There is nothing that I or anybody can say that can ease the haunting existence of the surviving children of the deceased couple. Imagine being a citizen of this state and growing up with the consistent memory that your parents were dragged across the ‘Pak Sarzameen’ (lines from the national anthem) by a mob, as they screamed for mercy. If these children take up arms and bomb the community that did this to their parents, the state will call them criminals -- yet our mainstream political parties advocate negotiating with those who turn children into suicide bombers as they show them videos of drone strikes. The state is comfortable in the knowledge that the victims in the case of blasphemy cannot react. So why worry?

This country is far more messed up than one can ever write about. We are all at fault. Picking the easy battle, never the hard one -- since the hard one does not really affect our existence. But it will. One day not too far from now, the earth will be just as indifferent to our blood.
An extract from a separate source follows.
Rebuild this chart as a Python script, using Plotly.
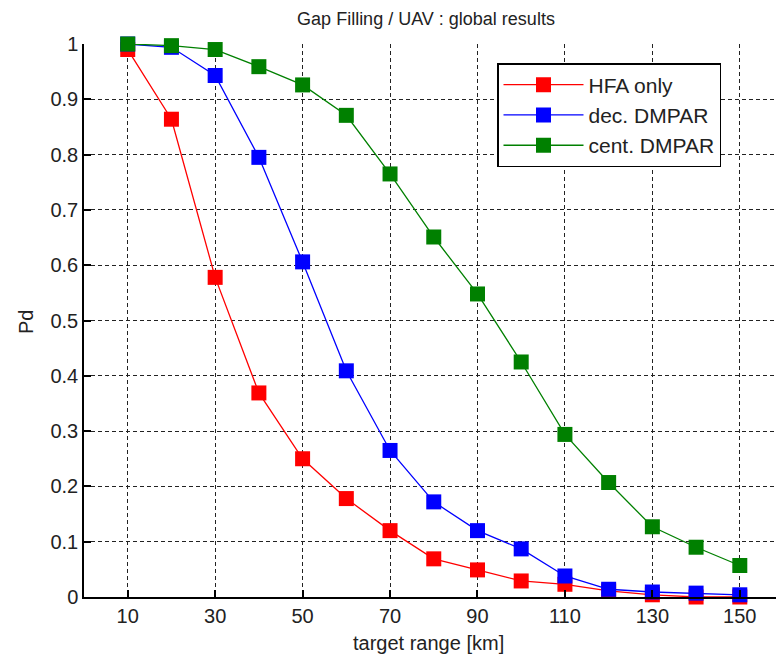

The hatred running through the veins of this country is so intense that not even the pleading screams of Shahzad and Shama could ignite compassion in it. The brick kiln which swallowed them and their unborn child is not done eating yet. Soon, we will run out of ‘others’ to throw in it. And then there will be our screams followed by the same eerie silence that hangs in the air at Kot Radha Kishan.

For what it is worth, this article is equally useless.